◆ What is asked
Scan the entries for the string "diagram" and give the number of lines that have it, nothing further.
● ● ● ● ●
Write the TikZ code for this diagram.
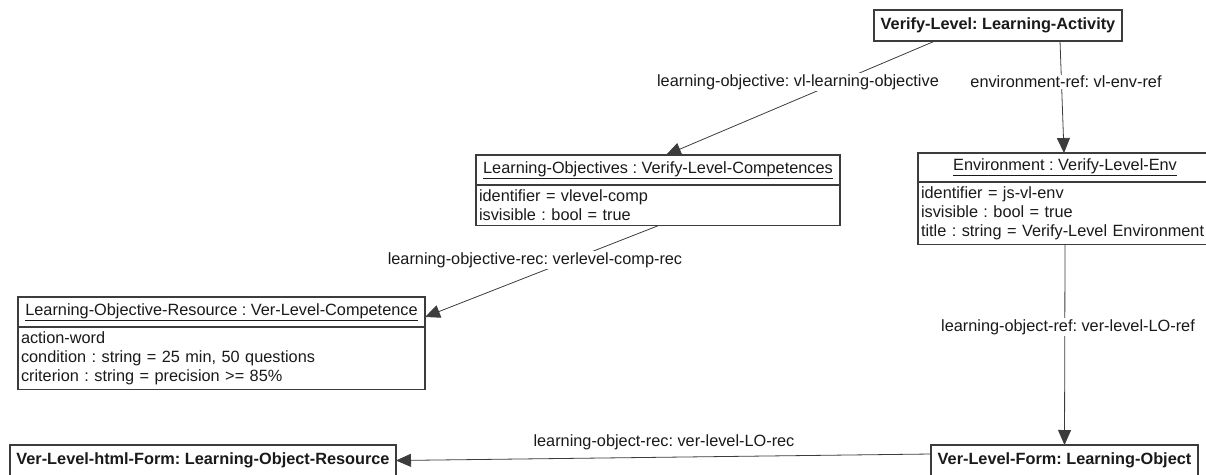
\documentclass[tikz,border=0pt]{standalone}
\usepackage{fontspec}
\setmainfont{Liberation Sans}
\usetikzlibrary{arrows.meta,positioning}
\definecolor{umlline}{HTML}{3C3C3C}
\definecolor{umltext}{HTML}{1A1A1A}
\frenchspacing
\begin{document}
\begin{tikzpicture}[x=1pt, y=-1pt, % object diagram
    every node/.style={font=\fontsize{16.3}{18.8}\selectfont, text=umltext, outer sep=0pt},
    obj/.style={draw=umlline, line width=1.3pt, fill=white, inner sep=2pt, minimum height=31pt},
    head/.style={draw=umlline, line width=1.3pt, fill=white, inner sep=2pt, minimum height=30pt},
    attrs/.style={draw=umlline, line width=1.3pt, fill=white, inner xsep=3pt, inner ysep=5pt, align=left},
    link/.style={draw=umlline, line width=0.8pt, -{Triangle[length=15pt,width=13pt]}},
    role/.style={fill=white, inner sep=1pt}]
  \useasboundingbox (0,0) rectangle (1206,474);
  \node[obj, minimum width=248pt] (act) at (998,25.5) {\bfseries Verify-Level: Learning-Activity};
  \node[head, minimum width=364pt] (lo) at (658,170) {\underline{Learning-Objectives : Verify-Level-Competences}};
  \node[attrs, text width=358pt, below=0pt of lo] (loattr) {identifier = vlevel-comp\\isvisible : bool = true};
  \node[head, minimum width=294pt, minimum height=29pt] (env) at (1065,167.5) {\underline{Environment : Verify-Level-Env}};
  \node[attrs, text width=288pt, below=0pt of env] (envattr) {identifier = js-vl-env\\isvisible : bool = true\\title : string = Verify-Level Environment};
  \node[head, minimum width=407pt] (lor) at (221.5,312) {\underline{Learning-Objective-Resource : Ver-Level-Competence}};
  \node[attrs, text width=401pt, below=0pt of lor] (lorattr) {action-word\\condition : string = 25 min, 50 questions\\criterion : string = precision >= 85\%};
  \node[obj, minimum width=267pt] (form) at (1064.5,460.5) {\bfseries Ver-Level-Form: Learning-Object};
  \node[obj, minimum width=386pt] (html) at (203,460.5) {\bfseries Ver-Level-html-Form: Learning-Object-Resource};

  \draw[link] ([xshift=-63pt]act.south) -- ([xshift=8pt]lo.north);
  \draw[link] ([xshift=62pt]act.south) -- ([xshift=-1pt]env.north);
  \draw[link] (loattr.south) -- ([yshift=-5pt]lor.east);
  \draw[link] (envattr.south) -- (form.north);
  \draw[link] ([yshift=6.5pt]form.west) -- (html.east);

  \node[role] (objref) at (798,82) {learning-objective: vl-learning-objective};
  \node[role] (envref) at (1066,82) {environment-ref: vl-env-ref};
  \node[role] (objrec) at (535,260) {learning-objective-rec: verlevel-comp-rec};
  \node[role] (loref) at (1068,327) {learning-object-ref: ver-level-LO-ref};
  \node[role] (lorec) at (664,442) {learning-object-rec: ver-level-LO-rec};
\end{tikzpicture}
\end{document}
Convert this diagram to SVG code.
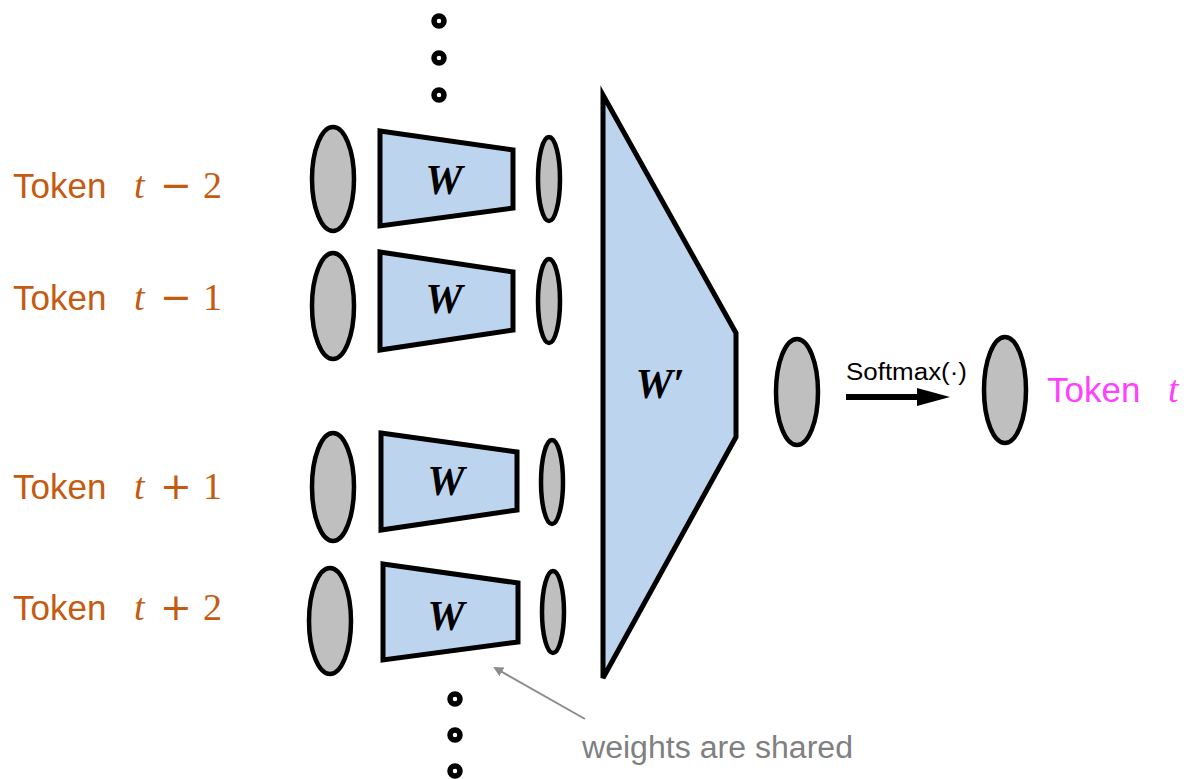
<svg xmlns="http://www.w3.org/2000/svg" width="1190" height="779" viewBox="0 0 1190 779">
<defs>
<style>
.node{fill:#BFBFBF;stroke:#000;stroke-width:4.5}
.trap{fill:#BDD4EE;stroke:#000;stroke-width:5;stroke-linejoin:miter}
.dot{fill:none;stroke:#000;stroke-width:5.5}
.tok{font-family:"Liberation Sans",Arial,sans-serif;font-size:35px;fill:#C55A11}
.mt{font-family:"Liberation Serif","Times New Roman",serif;font-size:38px;font-style:italic;fill:#C55A11}
.mo{font-family:"DejaVu Sans",sans-serif;font-size:38px;fill:#C55A11}
.md{font-family:"Liberation Serif","Times New Roman",serif;font-size:38px;fill:#C55A11}
.wl{font-family:"Liberation Serif","Times New Roman",serif;font-size:42px;font-style:italic;font-weight:bold;fill:#000;text-anchor:middle}
</style>
<marker id="gh" markerWidth="10" markerHeight="10" refX="8" refY="5" orient="auto" markerUnits="userSpaceOnUse">
<path d="M0,0 L10,5 L0,10 Z" fill="#8C8C8C"/>
</marker>
</defs>
<rect width="1190" height="779" fill="#fff"/>

<g id="dots-top">
<circle class="dot" cx="439" cy="21" r="5"/>
<circle class="dot" cx="439" cy="58" r="5"/>
<circle class="dot" cx="439" cy="95" r="5"/>
</g>
<g id="dots-bottom">
<circle class="dot" cx="455" cy="699" r="5"/>
<circle class="dot" cx="455" cy="735" r="5"/>
<circle class="dot" cx="455" cy="771" r="5"/>
</g>

<g id="label-tm2">
<text class="tok" x="13" y="198">Token</text>
<text class="mt" x="134" y="198">t</text>
<text class="mo" x="160" y="198">−</text>
<text class="md" x="203" y="198">2</text>
</g>
<g id="label-tm1">
<text class="tok" x="13" y="310">Token</text>
<text class="mt" x="134" y="310">t</text>
<text class="mo" x="160" y="310">−</text>
<text class="md" x="203" y="310">1</text>
</g>
<g id="label-tp1">
<text class="tok" x="13" y="499">Token</text>
<text class="mt" x="134" y="499">t</text>
<text class="mo" x="160" y="499">+</text>
<text class="md" x="203" y="499">1</text>
</g>
<g id="label-tp2">
<text class="tok" x="13" y="620">Token</text>
<text class="mt" x="134" y="620">t</text>
<text class="mo" x="160" y="620">+</text>
<text class="md" x="203" y="620">2</text>
</g>

<g id="in-tm2"><ellipse class="node" cx="333" cy="179" rx="21" ry="52"/></g>
<g id="in-tm1"><ellipse class="node" cx="333" cy="306" rx="21" ry="53"/></g>
<g id="in-tp1"><ellipse class="node" cx="333" cy="487" rx="21" ry="54"/></g>
<g id="in-tp2"><ellipse class="node" cx="330" cy="621" rx="21" ry="53"/></g>

<g id="w-tm2"><polygon class="trap" points="380,131 513,150 513,208 380,226"/><text class="wl" x="444" y="194">W</text></g>
<g id="w-tm1"><polygon class="trap" points="380,252 513,272 513,330 380,350"/><text class="wl" x="444" y="313">W</text></g>
<g id="w-tp1"><polygon class="trap" points="381,433 517,452 517,510 381,530"/><text class="wl" x="446" y="495">W</text></g>
<g id="w-tp2"><polygon class="trap" points="383,564 518,583 518,642 383,660"/><text class="wl" x="446" y="630">W</text></g>

<g id="h-tm2"><ellipse class="node" cx="549" cy="179" rx="11" ry="42"/></g>
<g id="h-tm1"><ellipse class="node" cx="549" cy="301" rx="11" ry="42"/></g>
<g id="h-tp1"><ellipse class="node" cx="552" cy="482" rx="11" ry="42"/></g>
<g id="h-tp2"><ellipse class="node" cx="553" cy="612" rx="11" ry="41"/></g>

<g id="wprime">
<polygon class="trap" points="603,95 736,333 736,437 603,678"/>
<text class="wl" x="660" y="398">W′</text>
</g>

<g id="hidden"><ellipse class="node" cx="797" cy="392" rx="21" ry="53"/></g>

<g id="output">
<ellipse class="node" cx="1005" cy="390" rx="21" ry="53"/>
<text x="1047" y="402" font-family="'Liberation Sans',Arial,sans-serif" font-size="35" fill="#FF40FF">Token</text>
<text x="1168" y="402" font-family="'Liberation Serif','Times New Roman',serif" font-size="38" font-style="italic" fill="#FF40FF">t</text>
</g>

<g id="connectors">
<line x1="846" y1="397" x2="920" y2="397" stroke="#000" stroke-width="6"/>
<polygon points="917,388 950,397 917,406" fill="#000"/>
<text x="846" y="380" font-family="'Liberation Sans',Arial,sans-serif" font-size="23" fill="#000" textLength="121" lengthAdjust="spacingAndGlyphs">Softmax(·)</text>
<line x1="585" y1="719" x2="495" y2="668" stroke="#8C8C8C" stroke-width="2" marker-end="url(#gh)"/>
<text x="582" y="758" font-family="'Liberation Sans',Arial,sans-serif" font-size="31" fill="#808080" textLength="271" lengthAdjust="spacingAndGlyphs">weights are shared</text>
</g>
</svg>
● ● ● ● ●
◆ Problem solution
3